On Friday, there was a meeting (by Zoom, naturally) for all the new ISUOG ambassadors. Listening as each ambassador spoke about their work and ambitions with ISUOG, it was immediately clear that ISUOG is really fortunate to have so many highly experienced and exceptional clinicians to work with from all over the globe. The biggest theme related to language. ISUOG must produce educational content that is accessible, which means it has to be translated into multiple languages. It was also clear that many ambassadors are carrying out extensive outreach work in low-income settings. ISUOG has to adopt policies that better support this activity.

Two new special-interest groups (SIGs) have also been approved this month.

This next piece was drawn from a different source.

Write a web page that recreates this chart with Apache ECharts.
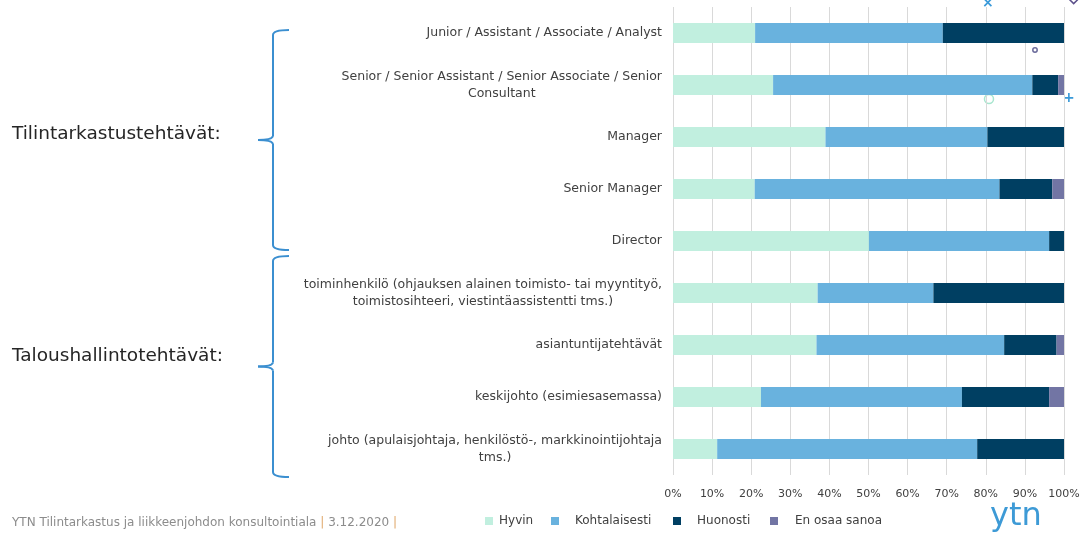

One on twins, which will be chaired by Asma Khalil, the other devoted to artificial intelligence and chaired by Dirk Timmerman. SIGs are less formally constituted than committees, so can be more flexible in terms of membership and the work that they carry out. I think ISUOG has probably not seen the development of SIGs as a priority in the past, however, bringing people together with a shared interest to network, solve problems, stimulate research and propose new educational material must surely be a good thing. I think we will see more of them in other areas.

Meanwhile, the ISUOG Scientific Committee has been meeting to put together the program for the World Congress this year. They have voted on the plenary lecturers and we look forward to announcing information about the program soon.

So, that’s it for the newsletter this month other than to remind you that the Calgary Virtual International Symposium will take place on the 17th and 18th April. Suffice to say it is a really good program, so do take a look on the ISUOG website.